After a four-hour drive (with a brief stop so that I could throw up a banana)(the roads are winding!) and another stop at the Río Claro, we finally arrived at the finca of Camilo’s family, and were greeted by one of three macaws (guacamayas) that roam free on the grounds. I was very careful to stay away from its beak (it bit Tam last year because she was eating a delicious piece of meat), but it was friendly-ish and so, so beautiful.

The grounds are located in a valley between Medellín and Bogotá. It is carved out of jungle and is now surrounded by farming areas, and it is hot. Like, hot hot. We were also nearby Pablo Escobar’s famous finca, Nápoles. The buildings are sort of in ruin, now, but you can visit it and get a glimpse at how the most infamous Colombian spent his down-time (when he wasn’t convincing street children to kill police officers and orchestrating for political rivals to be blown up, mid-air). We didn’t visit it, but one of the managers of the finca recalled a time when everyone in the region was–in some way–connected with Nápoles.

Camilo’s finca is managed by a small family who lives there and takes care of the many animals on the grounds. When we arrived, the daughters split for the weekend and the mother and father stuck around to do cooking, tack horses and spend time with us.

The house was a colorful, open-air and rustic building. The grounds had turkeys, chickens, horses, pigs and the customary dog and cat. We saw a few visitors (iguanas and cows) while we lounged around swimming, resting and eating. There were also a lot of night visitors, and the huge bugs seemed to really, really like me. One cricket, in particular, would not leave me alone.

We danced into the night and swam and drank. We woke up in the morning to eggs, arepas and chocolate (the drinking kind) to ease us out of the hangover. We swam, we relaxed and we roamed the grounds. Jota and Carlos went off on horseback while I rested and watched Colombia beat Bolivia (2-0) in the on-going Copa America (as an aside, I have to maintain that the entire edifice was very rustic. So rustic that we had to change out TVs when one TV didn’t work with the power source).

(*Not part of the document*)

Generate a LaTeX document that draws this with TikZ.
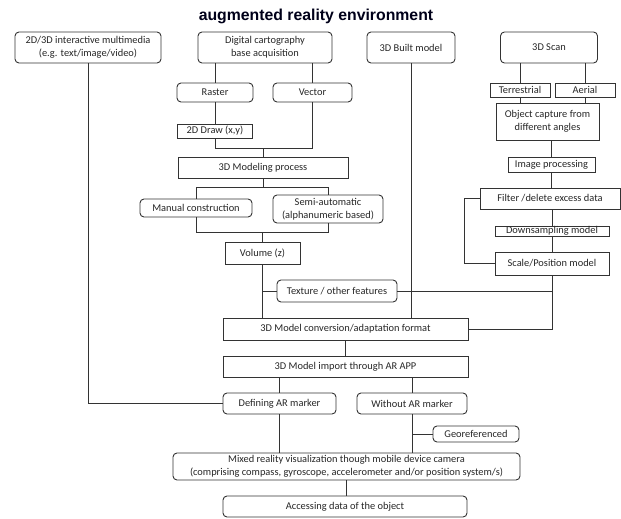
\documentclass[tikz,border=0pt]{standalone}
\usepackage{fontspec}
\setmainfont{Carlito}
\newfontfamily\titlefont{Liberation Sans}
\begin{document}
\begin{tikzpicture}[x=1pt,y=-1pt,
  base/.style={draw=black!80, line width=0.9pt, inner sep=0pt, align=center,
    font=\fontsize{10.4}{13}\selectfont, text=black!85},
  rbox/.style={base, rounded corners=4pt},
  sbox/.style={base},
  conn/.style={draw=black!80, line width=0.9pt}]
\useasboundingbox (0,0) rectangle (621,519);
\node[font=\titlefont\bfseries\fontsize{15.8}{18}\selectfont, text=black!90!blue] (title) at (316,16) {augmented reality environment};
% top row
\node[rbox, minimum width=146pt, minimum height=31pt] (mm) at (88,47.5) {2D/3D interactive multimedia\\(e.g. text/image/video)};
\node[rbox, minimum width=134pt, minimum height=31pt] (dc) at (265,47.5) {Digital cartography\\base acquisition};
\node[rbox, minimum width=88pt, minimum height=31pt] (bm) at (411,47.5) {3D Built model};
\node[rbox, minimum width=97pt, minimum height=31pt] (sc) at (549,47.5) {3D Scan};
% left branch
\node[rbox, minimum width=76pt, minimum height=19pt] (raster) at (215,92.5) {Raster};
\node[rbox, minimum width=79pt, minimum height=19pt] (vector) at (312.5,92.5) {Vector};
\node[sbox, minimum width=75pt, minimum height=14pt] (draw2d) at (215,131) {2D Draw (x,y)};
\node[sbox, minimum width=170pt, minimum height=21pt] (model) at (263,167.5) {3D Modeling process};
\node[rbox, minimum width=112pt, minimum height=18pt] (manual) at (196,208) {Manual construction};
\node[rbox, minimum width=110pt, minimum height=28pt] (semi) at (328,209) {Semi-automatic\\(alphanumeric based)};
\node[sbox, minimum width=75pt, minimum height=22pt] (volume) at (262.5,253) {Volume (z)};
\node[rbox, minimum width=120pt, minimum height=22pt] (texture) at (337,291) {Texture / other features};
% scan branch
\node[sbox, minimum width=60pt, minimum height=14pt] (terr) at (520,90) {Terrestrial};
\node[sbox, minimum width=60pt, minimum height=14pt] (aerial) at (585,90) {Aerial};
\node[sbox, minimum width=103pt, minimum height=37pt] (objcap) at (547.5,121.5) {Object capture from\\different angles};
\node[sbox, minimum width=87pt, minimum height=15pt] (imgp) at (551.5,164.5) {Image processing};
\node[sbox, minimum width=140pt, minimum height=21pt] (filter) at (550,198.5) {Filter /delete excess data};
\node[sbox, minimum width=114pt, minimum height=10pt] (downs) at (552,231) {Downsampling model};
\node[sbox, minimum width=114pt, minimum height=23pt] (scale) at (552,263.5) {Scale/Position model};
% lower chain
\node[sbox, minimum width=245pt, minimum height=22pt] (conv) at (345.5,329) {3D Model conversion/adaptation format};
\node[sbox, minimum width=245pt, minimum height=21pt] (import) at (345.5,366.5) {3D Model import through AR APP};
\node[rbox, minimum width=113pt, minimum height=21pt] (defining) at (279.5,403.5) {Defining AR marker};
\node[rbox, minimum width=110pt, minimum height=21pt] (without) at (412,403.5) {Without AR marker};
\node[rbox, minimum width=86pt, minimum height=16pt] (georef) at (476,434) {Georeferenced};
\node[rbox, minimum width=347pt, minimum height=27pt] (mixed) at (346.5,466.5) {Mixed reality visualization though mobile device camera\\(comprising compass, gyroscope, accelerometer and/or position system/s)};
\node[rbox, minimum width=244pt, minimum height=21pt] (access) at (345,506.5) {Accessing data of the object};
% connectors
\draw[conn] (raster.north) -- (raster.north |- dc.south);
\draw[conn] (vector.north) -- (vector.north |- dc.south);
\draw[conn] (raster.south) -- (draw2d.north);
\draw[conn] (draw2d.south) -- ++(0,10) coordinate (j1) -| (vector.south);
\draw[conn] (model.north) -- (model.north |- j1);
\draw[conn] (manual.north) -- ++(0,-11) coordinate (j2) -| (semi.north);
\draw[conn] (model.south) -- (model.south |- j2);
\draw[conn] (manual.south) -- ++(0,15) coordinate (j3) -| (semi.south);
\draw[conn] (volume.north) -- (volume.north |- j3);
\draw[conn] (volume.south) -- (volume.south |- conv.north);
\draw[conn] (texture.west) -- (texture.west -| volume.south);
\draw[conn] (texture.east) -- (texture.east -| scale.south);
\draw[conn] (scale.south) |- (conv.east);
\draw[conn] (bm.south) -- (bm.south |- conv.north);
\draw[conn] (terr.north) -- (terr.north |- sc.south);
\draw[conn] (aerial.north) -- (aerial.north |- sc.south);
\draw[conn] (terr.south) -- (terr.south |- objcap.north);
\draw[conn] (aerial.south) -- (aerial.south |- objcap.north);
\draw[conn] (imgp.north) -- (imgp.north |- objcap.south);
\draw[conn] (imgp.south) -- (imgp.south |- filter.north);
\draw[conn] (downs.north) -- (downs.north |- filter.south);
\draw[conn] (downs.south) -- (scale.north);
\draw[conn] (filter.west) -- ++(-15,0) |- (scale.west);
\draw[conn] (conv.south) -- (import.north);
\draw[conn] (defining.north) -- (defining.north |- import.south);
\draw[conn] (without.north) -- (without.north |- import.south);
\draw[conn] (mm.south) |- (defining.west);
\draw[conn] (defining.south) -- (defining.south |- mixed.north);
\draw[conn] (without.south) -- (without.south |- mixed.north);
\draw[conn] (georef.west) -- (georef.west -| without.south);
\draw[conn] (mixed.south) -- (mixed.south |- access.north);
\end{tikzpicture}
\end{document}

At 2PM we had sancocho, a traditional Colombian stew. Lots of families will make a big vat of sancocho on the weekend and have the entire family over to eat it. It is a panacea, from colds to hangovers (but especially for hangovers), it has comforting restorative powers. Or magic. Or something.

And then, we had to come home. The drive was long, and we didn’t arrive home until 10PM (so I missed a Skype date with my family, who were partying at home, sad), and we slept and slept and slept. What a great, great weekend. I wish I could transport the idea to the US, so that we could all finca together.